もっとも、その試みは成功しませんでした。Fillmore という会場はコンサート会場というよりは、大きめのライヴ・ハウスという感じで、満員の観客の中で彼らの演奏を聞くとなると、冷静でいられようがありません。そして、嬉しいことに3日間とも私は、かなりの至近距離でライヴを観ることが出来たのです(それは周囲の方々の親切によるのです)。毎回、前から数列目の正面寄りの場所で、TPや Mikeとバッチリ目が会うのです。それだけで天にも昇る気分になるでしょう。本当に幸運に恵まれました。
この日は26曲+アンコール5曲。”You Really Got Me” “Knockin’ On Heaven’s Door”まで飛び出しました。そして、アンコールの最後には”Allright For Now”。至れり尽くせりです。
演奏曲目に関しては、とにかく3日間とも驚きの連続でした。何度も言うように、本当にバラエティに富んでいるのです。TP&HB自身のナンバーでも、初期の珍しいものが多く取り上げられ、またいくつかはオリジナルと違うアレンジでした。そして、カヴァー曲の数々からは、彼らの音楽に対する愛情が感じられると同時に、その幅広さに改めて感心してしまいました。

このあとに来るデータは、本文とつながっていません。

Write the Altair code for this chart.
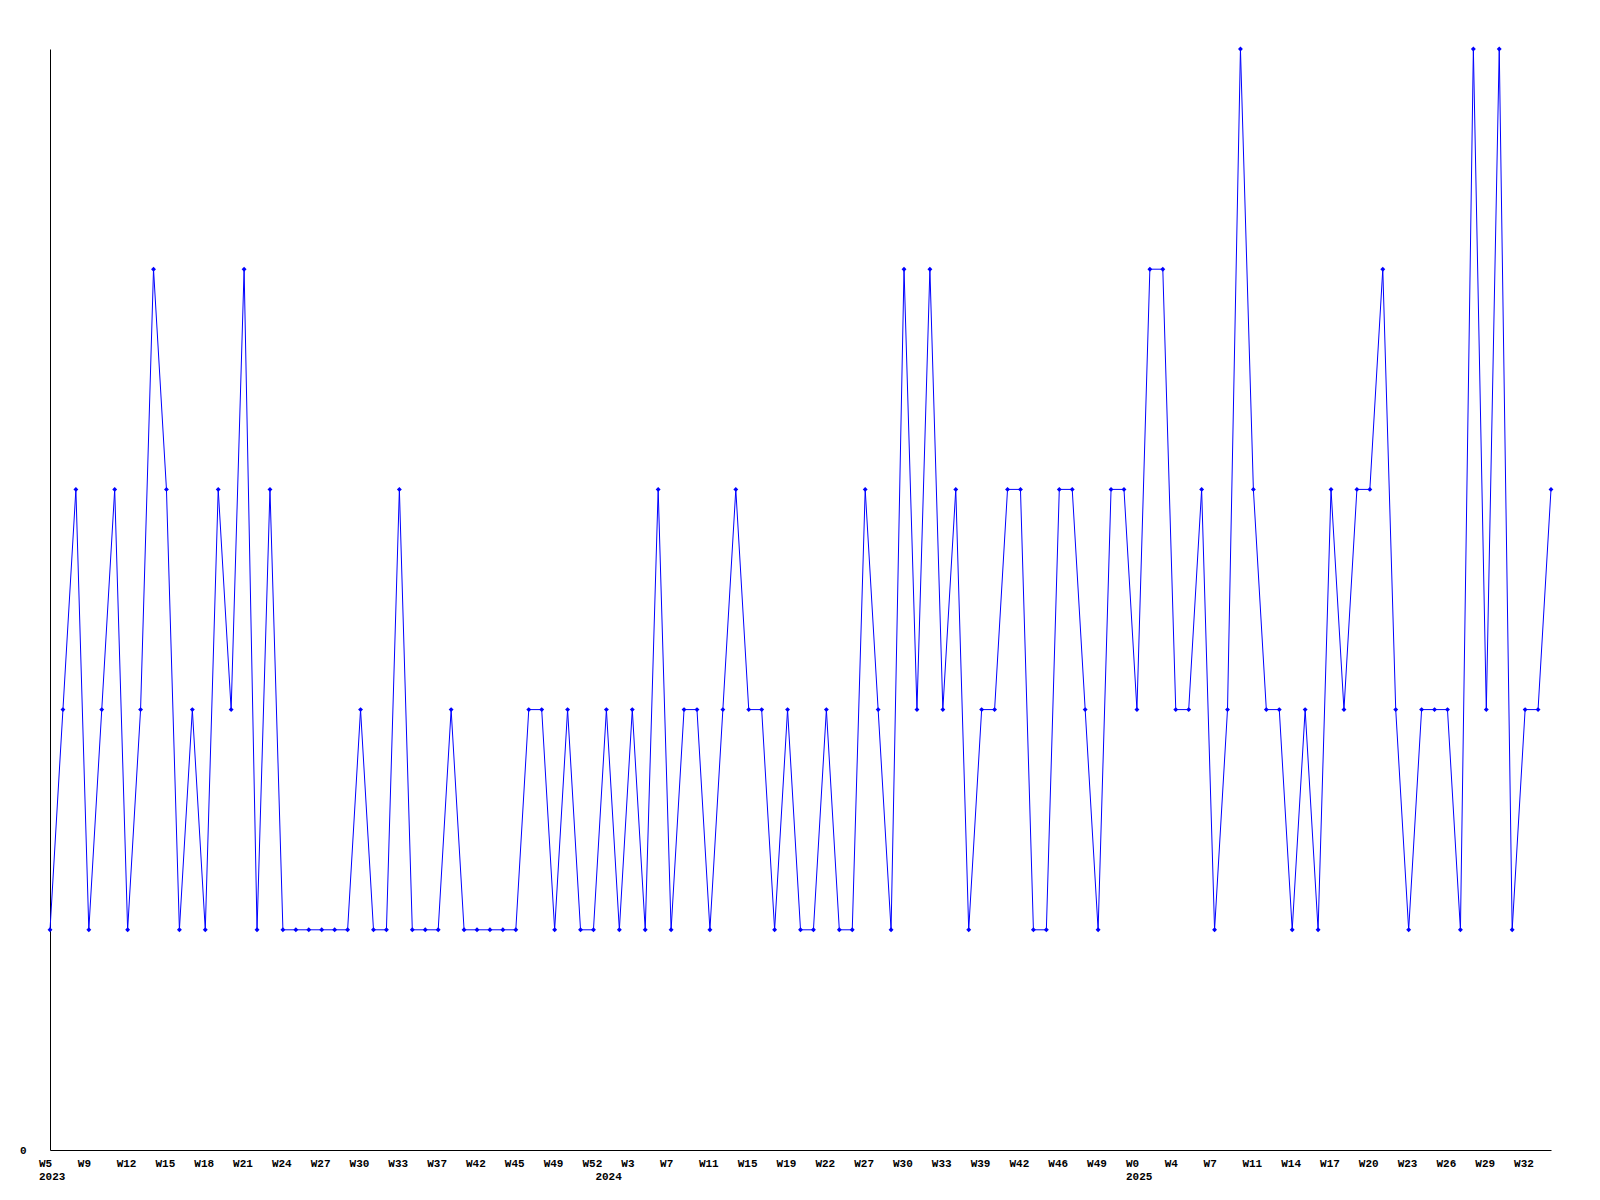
import altair as alt
import pandas as pd

weeks = [
    "W5", "W7", "W8", "W9", "W10", "W11", "W12", "W13", "W14", "W15",
    "W16", "W17", "W18", "W19", "W20", "W21", "W22", "W23", "W24", "W25",
    "W26", "W27", "W28", "W29", "W30", "W31", "W32", "W33", "W35", "W36",
    "W37", "W39", "W40", "W42", "W43", "W44", "W45", "W47", "W48", "W49",
    "W50", "W51", "W52",
    "W1", "W2", "W3", "W5", "W6", "W7", "W9", "W10", "W11", "W13",
    "W14", "W15", "W17", "W18", "W19", "W20", "W21", "W22", "W24", "W26",
    "W27", "W28", "W29", "W30", "W31", "W32", "W33", "W35", "W37", "W39",
    "W40", "W41", "W42", "W44", "W45", "W46", "W47", "W48", "W49", "W50",
    "W51",
    "W0", "W2", "W3", "W4", "W5", "W6", "W7", "W9", "W10", "W11",
    "W12", "W13", "W14", "W15", "W16", "W17", "W18", "W19", "W20", "W21",
    "W22", "W23", "W24", "W25", "W26", "W27", "W28", "W29", "W30", "W31",
    "W32", "W33", "W34",
]
years = ["2023"] * 43 + ["2024"] * 41 + ["2025"] * 33

values = [
    1, 2, 3, 1, 2, 3, 1, 2, 4, 3,
    1, 2, 1, 3, 2, 4, 1, 3, 1, 1,
    1, 1, 1, 1, 2, 1, 1, 3, 1, 1,
    1, 2, 1, 1, 1, 1, 1, 2, 2, 1,
    2, 1, 1, 2, 1, 2, 1, 3, 1, 2,
    2, 1, 2, 3, 2, 2, 1, 2, 1, 1,
    2, 1, 1, 3, 2, 1, 4, 2, 4, 2,
    3, 1, 2, 2, 3, 3, 1, 1, 3, 3,
    2, 1, 3, 3, 2, 4, 4, 2, 2, 3,
    1, 2, 5, 3, 2, 2, 1, 2, 1, 3,
    2, 3, 3, 4, 2, 1, 2, 2, 2, 1,
    5, 2, 5, 1, 2, 2, 3,
]

n = len(values)
df = pd.DataFrame({"idx": list(range(n)), "week": weeks, "year": years, "value": values})

tick_idx = list(range(0, n - 1, 3))
tdf = pd.DataFrame({"idx": tick_idx, "week": [weeks[i] for i in tick_idx]})

year_rows = []
for i in range(n):
    if i == 0 or years[i] != years[i - 1]:
        year_rows.append({"idx": i, "year": years[i]})
ydf = pd.DataFrame(year_rows)

W = 1501
H = 1101
FONT = "Liberation Mono"

x_enc = alt.X(
    "idx:Q",
    scale=alt.Scale(domain=[0, n - 1], nice=False, zero=False),
    axis=alt.Axis(
        values=tick_idx,
        labels=False,
        ticks=False,
        grid=False,
        domainColor="black",
        domainWidth=1,
        title=None,
    ),
)
y_enc = alt.Y(
    "value:Q",
    scale=alt.Scale(domain=[0, 5], nice=False),
    axis=alt.Axis(
        values=[0],
        format="d",
        ticks=False,
        grid=False,
        domainColor="black",
        domainWidth=1,
        labelFont=FONT,
        labelFontWeight="bold",
        labelFontSize=11,
        labelColor="black",
        labelPadding=24,
        title=None,
    ),
)

base = alt.Chart(df)
line = base.mark_line(color="#0000FF", strokeWidth=1).encode(x=x_enc, y=y_enc)
pts = base.mark_point(shape="diamond", filled=True, color="#0000FF", size=24, opacity=1).encode(
    x="idx:Q", y="value:Q"
)
wk = alt.Chart(tdf).mark_text(
    font=FONT, fontWeight="bold", fontSize=11, color="black",
    align="left", baseline="top", dx=-11,
).encode(x="idx:Q", y=alt.value(H + 8), text="week:N")
yr = alt.Chart(ydf).mark_text(
    font=FONT, fontWeight="bold", fontSize=11, color="black",
    align="left", baseline="top", dx=-11,
).encode(x="idx:Q", y=alt.value(H + 21), text="year:N")

chart = alt.layer(line, pts, wk, yr).properties(
    width=W,
    height=H,
    background="white",
    autosize=alt.AutoSizeParams(type="none"),
    padding={"left": 42, "top": 41, "right": 30, "bottom": 40},
).configure_view(stroke=None, strokeWidth=0)

chart.save("out.html", embed_options={"renderer": "svg", "actions": False})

ライヴが終った後は、充足感と同時に寂しさがやって来て、しばらく Fillmore のフロアに立ち尽くしていました。終演の合図に流す”Green Sleeves”が寂しさを倍加させます。そして、次第にいろいろな感情が浮かんできました。
もの凄いものを見たという充足感。やっぱり、Tom Petty and the Heartbreakers は素晴らしかったという感激。ここまで来たのは大正解だったという満足感。こんな経験は滅多に出来るものではない、きっと一生モノの出来事に違いないという確信。そして、また絶対に彼らのライヴを体験したという強い希望。(etc…)何よりも、この充実感とハッピーな気持ちを支えに、しばらく(もしかしたら一生?)生きていける、そんな風に感じていました。
とにかく感謝を捧げます。 Tom Petty and the Heartbreakers に、そして Fillmore に。最高の3日間でした。